Why I Wrote The Decision Maker’s Handbook
LEADERSHIP MASTERYFEATURED


For a long time, I thought my tendency to overthink decisions was simply part of who I was.
In leadership roles, careful thinking often feels responsible. After all, decisions affect people, teams, customers, outcomes, and sometimes entire organizations. But over time, I started noticing something else. Thoughtful leadership can quietly turn into hesitation, delayed execution, and mental exhaustion when clarity never feels “good enough.”
This realization, along with years of leadership experience, coaching conversations, and operational challenges, eventually became the seed for The Decision Maker’s Handbook.
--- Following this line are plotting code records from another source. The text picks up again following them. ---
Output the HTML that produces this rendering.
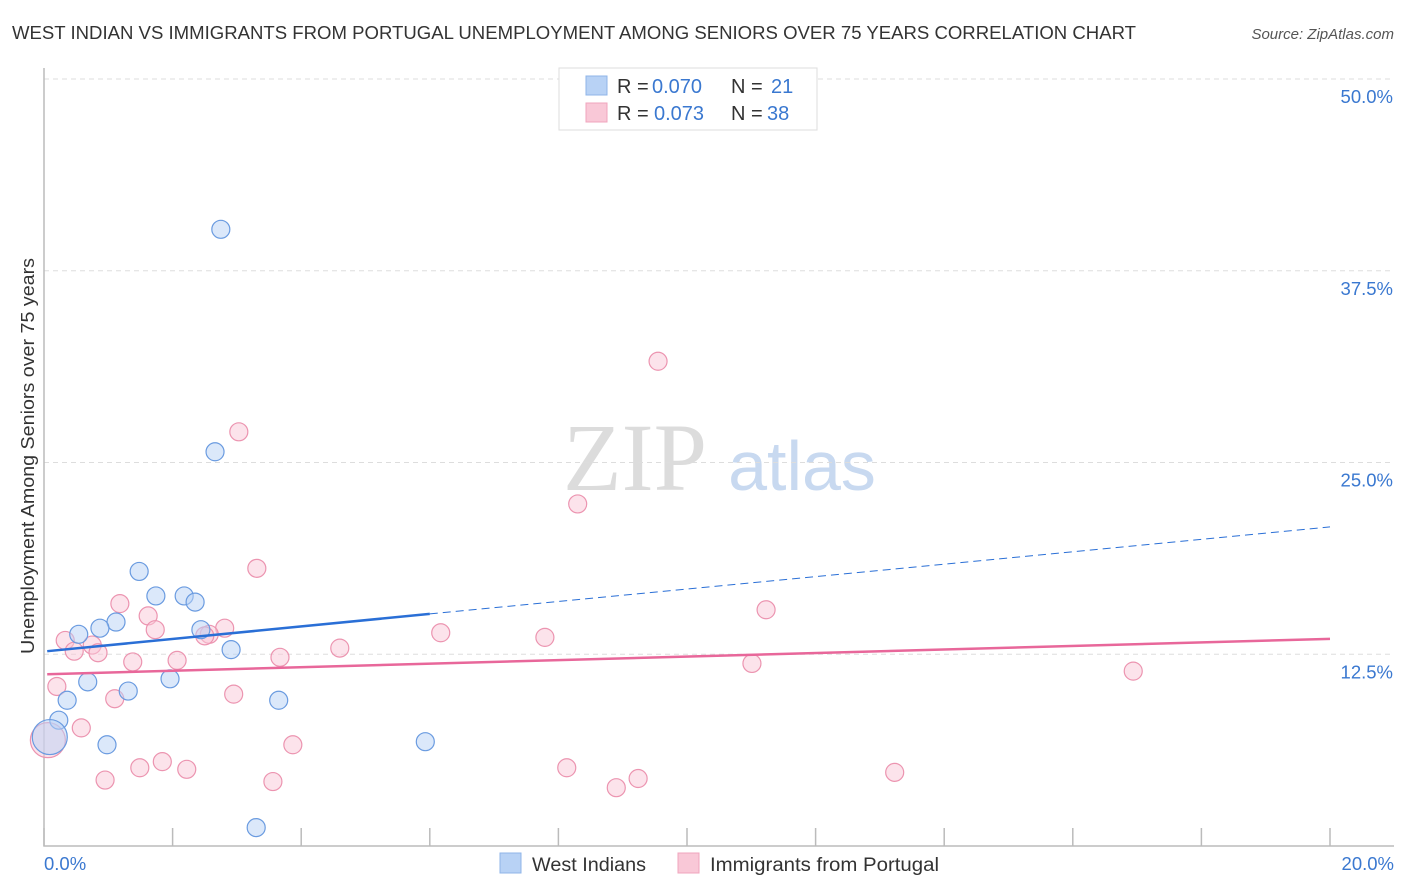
<!DOCTYPE html>
<html><head><meta charset="utf-8"><style>
body{margin:0;background:#fff;font-family:"Liberation Sans",sans-serif}
svg{display:block}
</style></head><body>
<svg id="chart" width="1406" height="892">
<text x="12" y="39" font-size="18" fill="#333" textLength="1124" lengthAdjust="spacingAndGlyphs">WEST INDIAN VS IMMIGRANTS FROM PORTUGAL UNEMPLOYMENT AMONG SENIORS OVER 75 YEARS CORRELATION CHART</text>
<text x="1394" y="39" font-size="15" fill="#555" font-style="italic" text-anchor="end">Source: ZipAtlas.com</text>
<g>
<text x="635" y="490" font-size="96" font-family="Liberation Serif,serif" fill="#dcdcdc" text-anchor="middle">ZIP</text>
<text x="802" y="490" font-size="70" fill="#c8d9f0" text-anchor="middle">atlas</text>
</g>
<text transform="translate(34,456) rotate(-90)" font-size="18" fill="#333" text-anchor="middle" textLength="396" lengthAdjust="spacingAndGlyphs">Unemployment Among Seniors over 75 years</text>
<g id="grid"></g><g id="marks"></g>
<g>
<rect x="559" y="68" width="258" height="62" fill="#fff" stroke="#ddd"/>
<rect x="586" y="76" width="21" height="19" fill="#b8d2f5" stroke="#8fb4e8"/>
<rect x="586" y="103" width="21" height="19" fill="#f9c8d7" stroke="#f0a5bd"/>
<text x="617" y="93" font-size="20" fill="#333">R = <tspan x="652" fill="#3a78d0">0.070</tspan><tspan x="731">N = </tspan><tspan x="771" fill="#3a78d0">21</tspan></text>
<text x="617" y="120" font-size="20" fill="#333">R = <tspan x="654" fill="#3a78d0">0.073</tspan><tspan x="731">N = </tspan><tspan x="767" fill="#3a78d0">38</tspan></text>
</g>
<g>
<rect x="500" y="853" width="21" height="20" fill="#b8d2f5" stroke="#8fb4e8"/>
<text x="532" y="871" font-size="19" fill="#333" textLength="114" lengthAdjust="spacingAndGlyphs">West Indians</text>
<rect x="678" y="853" width="21" height="20" fill="#f9c8d7" stroke="#f0a5bd"/>
<text x="710" y="871" font-size="19" fill="#333" textLength="229" lengthAdjust="spacingAndGlyphs">Immigrants from Portugal</text>
</g>
</svg>
<script>
const yTicks=[12.5,25,37.5,50];
const yTickLabels=["12.5%","25.0%","37.5%","50.0%"];
const xTickLabels=["0.0%","20.0%"];
const wiX=[2.75,2.66,1.48,1.74,2.18,2.35,1.12,0.87,0.54,2.44,2.91,0.68,1.96,1.31,0.36,3.65,0.23,0.09,0.98,5.93,3.30];
const wiY=[40.2,25.7,17.9,16.3,16.3,15.9,14.6,14.2,13.8,14.1,12.8,10.7,10.9,10.1,9.5,9.5,8.2,7.1,6.6,6.8,1.2];
const ptX=[9.55,3.03,8.30,3.31,11.23,1.18,1.62,1.73,2.81,2.57,2.50,0.33,0.75,0.47,0.84,6.17,7.79,4.60,2.07,1.38,3.67,11.01,16.94,0.20,1.10,2.95,0.58,3.87,0.06,1.84,1.49,2.22,8.13,13.23,0.95,3.56,8.90,9.24];
const ptY=[31.6,27.0,22.3,18.1,15.4,15.8,15.0,14.1,14.2,13.8,13.7,13.4,13.1,12.7,12.6,13.9,13.6,12.9,12.1,12.0,12.3,11.9,11.4,10.4,9.6,9.9,7.7,6.6,6.9,5.5,5.1,5.0,5.1,4.8,4.3,4.2,3.8,4.4];
const wiTrend=[12.7,20.8];
const ptTrend=[11.2,13.5];
const NS="http://www.w3.org/2000/svg";
const X=v=>44+v/20*1286, Y=v=>846-v/50*767;
const grid=document.getElementById('grid'), marks=document.getElementById('marks');
function mk(tag,attrs,parent){const e=document.createElementNS(NS,tag);for(const k in attrs)e.setAttribute(k,attrs[k]);parent.appendChild(e);return e;}
yTicks.forEach((t,i)=>{
 const l=mk('line',{x1:44,x2:1394,y1:Y(t),y2:Y(t),stroke:'#ddd','stroke-dasharray':'5,4'},grid);
 
 
 const tx=mk('text',{x:1393,y:Y(t)+24,'font-size':18.5,fill:'#3a78d0','text-anchor':'end'},grid);
 tx.textContent=yTickLabels[i];
 
 
});
const ax=mk('path',{d:'M44,68 V846 H1394',fill:'none',stroke:'#bbb','stroke-width':1.5},grid);


for(let i=0;i<=10;i++){
 const t=mk('line',{x1:X(i*2),x2:X(i*2),y1:828,y2:846,stroke:'#bbb','stroke-width':1.5},grid);
 
 
}
xTickLabels.forEach((s,i)=>{
 const tx=mk('text',{x:i?1394:44,y:870,'font-size':18.5,fill:'#3a78d0','text-anchor':i?'end':'start'},grid);
 tx.textContent=s;
 
 
});
function pts(xs,ys,fill,stroke,name){
 xs.forEach((x,i)=>{
  const big=x<0.12;
  const c=mk('circle',{cx:X(x),cy:Y(ys[i]),r:big?17.5:9,fill:fill,'fill-opacity':0.5,stroke:stroke,'stroke-width':1.2},marks);
  
  
 });
}
pts(ptX,ptY,'#f9c8d7','#ec94b0','portugal-point');
pts(wiX,wiY,'#b8d2f5','#6a9be0','west-indian-point');
const mid=6.0, wm=wiTrend[0]+(wiTrend[1]-wiTrend[0])*mid/20;
const l1=mk('line',{x1:X(0.05),y1:Y(wiTrend[0]),x2:X(mid),y2:Y(wm),stroke:'#2a6fd6','stroke-width':2.5},marks);


const l2=mk('line',{x1:X(mid),y1:Y(wm),x2:X(20),y2:Y(wiTrend[1]),stroke:'#2a6fd6','stroke-width':1,'stroke-dasharray':'8,5'},marks);


const l3=mk('line',{x1:X(0.05),y1:Y(ptTrend[0]),x2:X(20),y2:Y(ptTrend[1]),stroke:'#e8679a','stroke-width':2.5},marks);


</script>
</body></html>
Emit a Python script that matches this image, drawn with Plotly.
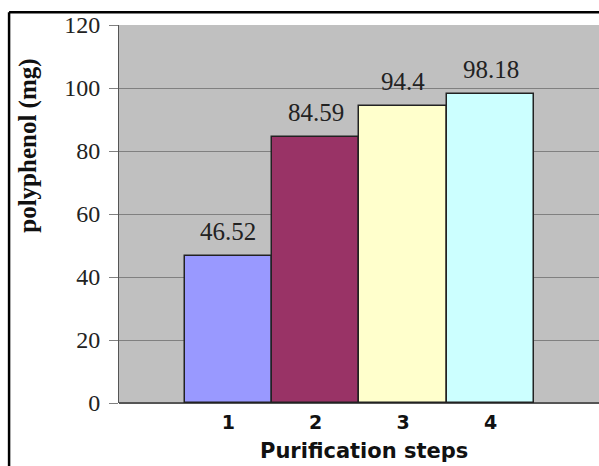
import plotly.graph_objects as go

steps = ["1", "2", "3", "4"]
polyphenol = [46.52, 84.59, 94.4, 98.18]
labels = ["46.52", "84.59", "94.4", "98.18"]
colors = ["#9999FF", "#993366", "#FFFFCC", "#CCFFFF"]
y_ticks = [0, 20, 40, 60, 80, 100, 120]

xpos = list(range(len(steps)))

fig = go.Figure()
fig.add_trace(go.Bar(
    x=xpos, y=polyphenol, width=1.0,
    marker=dict(color=colors, line=dict(color="#222222", width=1.5)),
    showlegend=False, hoverinfo="skip",
))

for xi, v, t in zip(xpos, polyphenol, labels):
    fig.add_annotation(x=xi, y=v, text=t, showarrow=False, yanchor="bottom", yshift=9,
                       font=dict(family="Liberation Serif", size=25, color="#222222"))

fig.add_annotation(xref="paper", yref="paper", x=-0.19, y=0.68, text="<b>polyphenol (mg)</b>",
                   textangle=-90, showarrow=False, xanchor="center", yanchor="middle",
                   font=dict(family="Liberation Serif", size=25, color="#111111"))

fig.add_annotation(xref="paper", yref="paper", x=0.51, y=-0.128, text="<b>Purification steps</b>",
                   showarrow=False, xanchor="center", yanchor="middle",
                   font=dict(family="DejaVu Sans", size=21, color="#111111"))

fig.update_layout(
    width=599, height=466,
    margin=dict(l=119, r=0, t=25, b=63),
    paper_bgcolor="white", plot_bgcolor="#C0C0C0",
    bargap=0,
    xaxis=dict(range=[-1.25, 4.24], tickvals=xpos, ticktext=["<b>%s</b>" % s for s in steps],
               tickfont=dict(family="DejaVu Sans", size=19, color="#111111"),
               ticklabelstandoff=6,
               showgrid=False, zeroline=False, showline=False, ticks=""),
    yaxis=dict(range=[0, 120], tickvals=y_ticks,
               tickfont=dict(family="Liberation Serif", size=24, color="#222222"),
               ticklabelstandoff=4,
               showgrid=True, gridcolor="#808080", gridwidth=1,
               showline=True, linecolor="#555555", linewidth=1,
               ticks="outside", ticklen=9, tickcolor="#808080",
               zeroline=True, zerolinecolor="#555555", zerolinewidth=1.5),
    shapes=[
        dict(type="line", xref="paper", yref="paper", x0=-0.229, x1=1.0, y0=1.034, y1=1.034,
             line=dict(color="black", width=2.5)),
        dict(type="line", xref="paper", yref="paper", x0=-0.229, x1=-0.229, y0=1.034, y1=-0.2,
             line=dict(color="black", width=2.5)),
    ],
)

fig.write_html("out.html")
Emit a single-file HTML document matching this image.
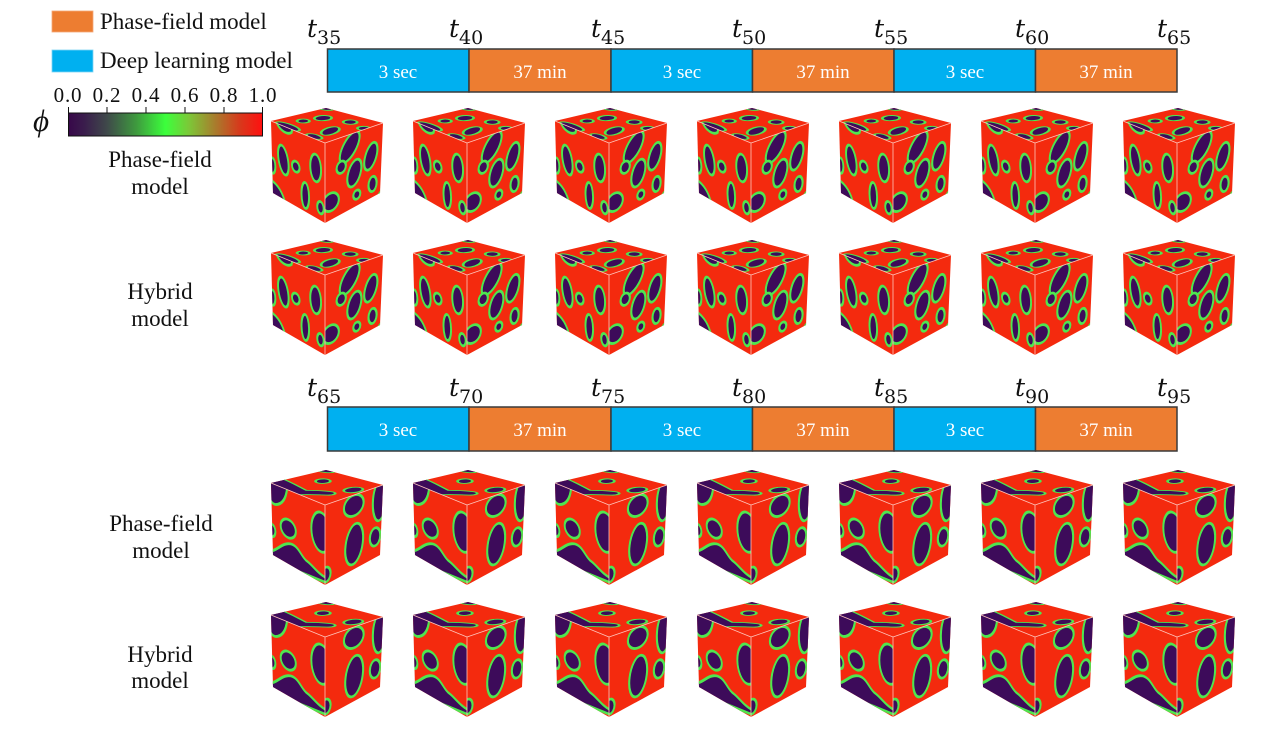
<!DOCTYPE html>
<html><head><meta charset="utf-8"><style>
html,body{margin:0;padding:0;background:#fff;}
svg{display:block;}
</style></head><body>
<svg width="1286" height="734" viewBox="0 0 1286 734" xmlns="http://www.w3.org/2000/svg">
<defs>
<linearGradient id="cb" x1="0" y1="0" x2="1" y2="0">
<stop offset="0" stop-color="#38084a"/>
<stop offset="0.08" stop-color="#3a1c4c"/>
<stop offset="0.2" stop-color="#3f4a4a"/>
<stop offset="0.35" stop-color="#3e9a3e"/>
<stop offset="0.5" stop-color="#3cff3c"/>
<stop offset="0.62" stop-color="#7cc838"/>
<stop offset="0.76" stop-color="#aa7a2c"/>
<stop offset="0.88" stop-color="#d63a1c"/>
<stop offset="1" stop-color="#ff1010"/>
</linearGradient>
<clipPath id="cL"><polygon points="-54,-22 0,0 0,80 -52,50"/></clipPath>
<clipPath id="cR"><polygon points="0,0 58,-20 55,50 0,80"/></clipPath>
<clipPath id="cT"><polygon points="-54,-22 1,-35 58,-20 0,0"/></clipPath>

<g id="cubeA">
 <polygon points="-54,-22 1,-35 58,-20 55,50 0,80 -52,50" fill="#f42a0e"/>
 <g clip-path="url(#cL)"><g transform="matrix(0.54,0.22,0.01,0.76,-54,-22)" fill="#3d0b5a" stroke="#4fe64f" stroke-width="3.6">
  <path d="M10,-2 C15,8 30,10 38,4 L40,-2 Z"/>
  <ellipse cx="22" cy="45" rx="9" ry="19" transform="rotate(-12 22 45)"/>
  <circle cx="45" cy="47" r="7"/>
  <ellipse cx="82" cy="38" rx="10" ry="18"/>
  <path d="M-2,78 C10,80 20,88 25,102 L-2,102 Z"/>
  <ellipse cx="62" cy="80" rx="7" ry="17"/>
  <ellipse cx="2" cy="58" rx="5" ry="10"/>
  <ellipse cx="90" cy="88" rx="6" ry="8"/>
 </g></g>
 <g clip-path="url(#cR)"><g transform="matrix(0.58,-0.2,-0.015,0.75,0,0)" fill="#3d0b5a" stroke="#4fe64f" stroke-width="3.6">
  <ellipse cx="43" cy="17" rx="22" ry="12" transform="rotate(-50 43 17)"/>
  <ellipse cx="52" cy="54" rx="11" ry="18" transform="rotate(20 52 54)"/>
  <circle cx="29" cy="40" r="8"/>
  <ellipse cx="12" cy="82" rx="14" ry="12"/>
  <ellipse cx="80" cy="39" rx="10" ry="18" transform="rotate(20 80 39)"/>
  <circle cx="57" cy="84" r="6"/>
  <ellipse cx="84" cy="77" rx="7" ry="10"/>
  <path d="M102,88 L85,102 L102,102 Z"/>
 </g></g>
 <g clip-path="url(#cT)"><g transform="matrix(0.55,-0.13,0.54,0.22,-54,-22)" fill="#3d0b5a" stroke="#4fe64f" stroke-width="3.6">
  <ellipse cx="4" cy="27" rx="9" ry="20"/>
  <ellipse cx="37" cy="22" rx="9" ry="7"/>
  <ellipse cx="68" cy="27" rx="13" ry="9"/>
  <ellipse cx="40" cy="69" rx="20" ry="9" transform="rotate(-20 40 69)"/>
  <ellipse cx="6" cy="74" rx="8" ry="12"/>
  <ellipse cx="88" cy="57" rx="10" ry="8"/>
  <ellipse cx="86" cy="84" rx="9" ry="7"/>
  <circle cx="102" cy="-2" r="12"/>
  <circle cx="108" cy="106" r="13"/>
 </g></g>
 <g stroke="#ffc6bc" stroke-width="0.8" fill="none">
  <line x1="0" y1="0" x2="0" y2="80"/><line x1="0" y1="0" x2="-54" y2="-22"/><line x1="0" y1="0" x2="58" y2="-20"/>
 </g>
</g>

<g id="cubeB">
 <polygon points="-54,-22 1,-35 58,-20 55,50 0,80 -52,50" fill="#f42a0e"/>
 <g clip-path="url(#cL)"><g transform="matrix(0.54,0.22,0.01,0.76,-54,-22)" fill="#3d0b5a" stroke="#4fe64f" stroke-width="3.6">
  <path d="M-2,-2 L30,-2 C28,10 22,22 8,26 C2,27 -2,24 -2,20 Z"/>
  <ellipse cx="31" cy="51" rx="14" ry="12"/>
  <ellipse cx="92" cy="38" rx="18" ry="26"/>
  <path d="M-2,102 L-2,90 C10,86 20,72 35,70 C50,68 55,82 65,84 C75,86 85,95 102,96 L102,102 Z"/>
  <ellipse cx="1" cy="62" rx="6" ry="8"/>
 </g></g>
 <g clip-path="url(#cR)"><g transform="matrix(0.58,-0.2,-0.015,0.75,0,0)" fill="#3d0b5a" stroke="#4fe64f" stroke-width="3.6">
  <ellipse cx="50" cy="14" rx="17" ry="14"/>
  <ellipse cx="52" cy="66" rx="15" ry="27" transform="rotate(8 52 66)"/>
  <ellipse cx="94" cy="20" rx="11" ry="26"/>
  <ellipse cx="88" cy="66" rx="9" ry="12"/>
  <ellipse cx="4" cy="94" rx="8" ry="10"/>
 </g></g>
 <g clip-path="url(#cT)"><g transform="matrix(0.55,-0.13,0.54,0.22,-54,-22)" fill="#3d0b5a" stroke="#4fe64f" stroke-width="3.6">
  <path d="M-4,-4 L25,-4 C26,10 22,28 20,45 C28,50 40,58 46,68 C48,74 40,78 32,74 C20,66 10,56 -4,52 Z"/>
  <ellipse cx="65" cy="30" rx="11" ry="8"/>
  <ellipse cx="75" cy="76" rx="15" ry="9"/>
  <circle cx="104" cy="-4" r="16"/>
 </g></g>
 <g stroke="#ffc6bc" stroke-width="0.8" fill="none">
  <line x1="0" y1="0" x2="0" y2="80"/><line x1="0" y1="0" x2="-54" y2="-22"/><line x1="0" y1="0" x2="58" y2="-20"/>
 </g>
</g>
</defs>

<!-- legend -->
<rect x="52" y="11" width="41" height="21" fill="#ed7d31" stroke="#f4a878" stroke-width="0.8"/>
<rect x="52" y="50" width="41" height="22" fill="#00b0f0" stroke="#7fd4f4" stroke-width="0.8"/>
<g font-family="Liberation Serif, serif" font-size="23" fill="#111">
<text x="100" y="29">Phase-field model</text>
<text x="100" y="68">Deep learning model</text>
</g>

<!-- colorbar -->
<g font-family="Liberation Serif, serif" font-size="21" fill="#111" text-anchor="middle" letter-spacing="0.8">
<text x="68" y="102">0.0</text><text x="107" y="102">0.2</text><text x="146" y="102">0.4</text>
<text x="185" y="102">0.6</text><text x="224" y="102">0.8</text><text x="263" y="102">1.0</text>
</g>
<rect x="68.5" y="113" width="194" height="23" fill="url(#cb)" stroke="#111" stroke-width="1"/>
<g stroke="#111" stroke-width="1">
<line x1="68.5" y1="107" x2="68.5" y2="113"/><line x1="107" y1="107" x2="107" y2="113"/><line x1="146" y1="107" x2="146" y2="113"/>
<line x1="185" y1="107" x2="185" y2="113"/><line x1="224" y1="107" x2="224" y2="113"/><line x1="262.5" y1="107" x2="262.5" y2="113"/>
</g>
<text x="41" y="131" font-family="Liberation Serif, DejaVu Serif, serif" font-style="italic" font-size="31" text-anchor="middle" fill="#111">ϕ</text>

<!-- row labels -->
<g font-family="Liberation Serif, serif" font-size="23" fill="#111" text-anchor="middle">
<text x="160" y="167">Phase-field</text><text x="160" y="194">model</text>
<text x="160" y="299">Hybrid</text><text x="160" y="326">model</text>
<text x="161" y="531">Phase-field</text><text x="161" y="558">model</text>
<text x="160" y="662">Hybrid</text><text x="160" y="688">model</text>
</g>

<!-- timeline 1 -->
<g stroke="#3a3a3a" stroke-width="1.5">
<rect x="327.5" y="49" width="141.5" height="43" fill="#00b0f0"/>
<rect x="469" y="49" width="142" height="43" fill="#ed7d31"/>
<rect x="611" y="49" width="141.5" height="43" fill="#00b0f0"/>
<rect x="752.5" y="49" width="141.5" height="43" fill="#ed7d31"/>
<rect x="894" y="49" width="141.5" height="43" fill="#00b0f0"/>
<rect x="1035.5" y="49" width="141.5" height="43" fill="#ed7d31"/>
</g>
<g font-family="Liberation Serif, serif" font-size="19" fill="#fff" text-anchor="middle">
<text x="398" y="78">3 sec</text><text x="540" y="78">37 min</text><text x="682" y="78">3 sec</text>
<text x="823" y="78">37 min</text><text x="965" y="78">3 sec</text><text x="1106" y="78">37 min</text>
</g>
<g font-family="DejaVu Serif, serif" fill="#111">
<text x="307" y="37" font-style="italic" font-size="25">t<tspan font-style="normal" font-size="19" dy="7">35</tspan></text>
<text x="449" y="37" font-style="italic" font-size="25">t<tspan font-style="normal" font-size="19" dy="7">40</tspan></text>
<text x="591" y="37" font-style="italic" font-size="25">t<tspan font-style="normal" font-size="19" dy="7">45</tspan></text>
<text x="732" y="37" font-style="italic" font-size="25">t<tspan font-style="normal" font-size="19" dy="7">50</tspan></text>
<text x="874" y="37" font-style="italic" font-size="25">t<tspan font-style="normal" font-size="19" dy="7">55</tspan></text>
<text x="1015" y="37" font-style="italic" font-size="25">t<tspan font-style="normal" font-size="19" dy="7">60</tspan></text>
<text x="1157" y="37" font-style="italic" font-size="25">t<tspan font-style="normal" font-size="19" dy="7">65</tspan></text>
</g>

<!-- timeline 2 -->
<g stroke="#3a3a3a" stroke-width="1.5">
<rect x="327.5" y="407" width="141.5" height="44" fill="#00b0f0"/>
<rect x="469" y="407" width="142" height="44" fill="#ed7d31"/>
<rect x="611" y="407" width="141.5" height="44" fill="#00b0f0"/>
<rect x="752.5" y="407" width="141.5" height="44" fill="#ed7d31"/>
<rect x="894" y="407" width="141.5" height="44" fill="#00b0f0"/>
<rect x="1035.5" y="407" width="141.5" height="44" fill="#ed7d31"/>
</g>
<g font-family="Liberation Serif, serif" font-size="19" fill="#fff" text-anchor="middle">
<text x="398" y="436">3 sec</text><text x="540" y="436">37 min</text><text x="682" y="436">3 sec</text>
<text x="823" y="436">37 min</text><text x="965" y="436">3 sec</text><text x="1106" y="436">37 min</text>
</g>
<g font-family="DejaVu Serif, serif" fill="#111">
<text x="307" y="396" font-style="italic" font-size="25">t<tspan font-style="normal" font-size="19" dy="7">65</tspan></text>
<text x="449" y="396" font-style="italic" font-size="25">t<tspan font-style="normal" font-size="19" dy="7">70</tspan></text>
<text x="591" y="396" font-style="italic" font-size="25">t<tspan font-style="normal" font-size="19" dy="7">75</tspan></text>
<text x="732" y="396" font-style="italic" font-size="25">t<tspan font-style="normal" font-size="19" dy="7">80</tspan></text>
<text x="874" y="396" font-style="italic" font-size="25">t<tspan font-style="normal" font-size="19" dy="7">85</tspan></text>
<text x="1015" y="396" font-style="italic" font-size="25">t<tspan font-style="normal" font-size="19" dy="7">90</tspan></text>
<text x="1157" y="396" font-style="italic" font-size="25">t<tspan font-style="normal" font-size="19" dy="7">95</tspan></text>
</g>

<!-- cubes -->
<use href="#cubeA" transform="translate(325,143)"/><use href="#cubeA" transform="translate(467,143)"/>
<use href="#cubeA" transform="translate(609,143)"/><use href="#cubeA" transform="translate(751,143)"/>
<use href="#cubeA" transform="translate(893,143)"/><use href="#cubeA" transform="translate(1035,143)"/>
<use href="#cubeA" transform="translate(1177,143)"/>

<use href="#cubeA" transform="translate(325,275)"/><use href="#cubeA" transform="translate(467,275)"/>
<use href="#cubeA" transform="translate(609,275)"/><use href="#cubeA" transform="translate(751,275)"/>
<use href="#cubeA" transform="translate(893,275)"/><use href="#cubeA" transform="translate(1035,275)"/>
<use href="#cubeA" transform="translate(1177,275)"/>

<use href="#cubeB" transform="translate(325,505)"/><use href="#cubeB" transform="translate(467,505)"/>
<use href="#cubeB" transform="translate(609,505)"/><use href="#cubeB" transform="translate(751,505)"/>
<use href="#cubeB" transform="translate(893,505)"/><use href="#cubeB" transform="translate(1035,505)"/>
<use href="#cubeB" transform="translate(1177,505)"/>

<use href="#cubeB" transform="translate(325,637)"/><use href="#cubeB" transform="translate(467,637)"/>
<use href="#cubeB" transform="translate(609,637)"/><use href="#cubeB" transform="translate(751,637)"/>
<use href="#cubeB" transform="translate(893,637)"/><use href="#cubeB" transform="translate(1035,637)"/>
<use href="#cubeB" transform="translate(1177,637)"/>
</svg>
</body></html>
For a long time, I thought I was simply an overthinker.
Not in the dramatic sense. More in the everyday leadership sense.
The kind where you keep replaying scenarios in your head before making a decision. The kind where you instinctively look for more information, another perspective, one more data point, or a little more certainty before moving forward.
In many ways, that instinct helped me.
Over the years, I’ve worked across leadership, operations, customer experience, outsourcing, coaching, and organizational growth. In those environments, decisions matter. Sometimes a lot. Teams move based on them. Customers feel the impact of them. Businesses grow... or struggle, because of them.
And when you’re the one carrying responsibility, decisions are rarely just intellectual exercises. They carry consequences, trade-offs, uncertainty, and at times, emotional weight.
What surprised me over time was how mentally exhausting decision-making can become.
Not because every decision is huge or life-changing. But because leadership often means living in a constant stream of incomplete information, competing priorities, operational realities, people concerns, and the pressure to keep things moving forward.
I’ve sat in meetings where capable teams slowed down simply because a decision stayed unresolved for too long.
Not because people were incompetent.
Not because they didn’t care.
But because everyone was waiting for more clarity.
And, I’ve been part of that too.
There were moments when I kept analyzing, evaluating, gathering inputs, hoping that eventually the “perfect answer” would become obvious. As if certainty would quietly walk into the room and remove all doubt.
The problem is... real life rarely works that way.
At some point, even delayed decisions become decisions.
What helped me gradually change my approach were not massive theories or complicated business models. It was often much simpler than that.
A few 2x2 practical frameworks.
A few mental models.
A few questions that helped cut through noise and bring clarity to the next step.
Over time, I started holding onto these tools almost like a personal ready reckoner for different situations:
when information was incomplete,
when emotions were running high,
when urgency was real,
when every option felt imperfect,
or when overthinking had started disguising itself as productivity.
Realization - I am not alone
As I began coaching leaders, founders, and business owners, I realized how common this struggle actually was.
So many smart, capable people quietly carry the burden of decision fatigue.
Not because they lack intelligence or experience.
Often the opposite.
The more responsibility people carry, the more carefully they tend to think. The challenge is that thoughtful leadership can sometimes drift into hesitation, analysis paralysis, or delayed execution without us even realizing it.
That realization stayed with me for a long time.
And slowly, the idea for The Decision Maker’s Handbook began taking shape.
I didn’t want to write a book full of abstract theories or complicated frameworks that only sound impressive in conference rooms and PowerPoint presentations.
I wanted to create something practical.
A thinking companion for people navigating uncertainty, complexity, pressure, growth, and everyday leadership realities.
A book people could return to when they felt stuck.
When clarity was missing.
When the path forward felt messy.
When action mattered more than perfect certainty.
In many ways, writing this book also became a personal reflection journey for me.
Because the truth is, decision-making is not only about strategy or logic. It is also about self-awareness, courage, timing, judgment, priorities, and learning to move forward even when complete certainty is unavailable.
Maybe that is one of the quieter realities of leadership that we do not talk about enough.
Most meaningful decisions in life are made before we feel fully ready.
And perhaps growth is not about eliminating uncertainty altogether.
Perhaps it is about learning how to navigate it with greater clarity, awareness, and intention.
That, more than anything else, is why I wrote The Decision Maker’s Handbook.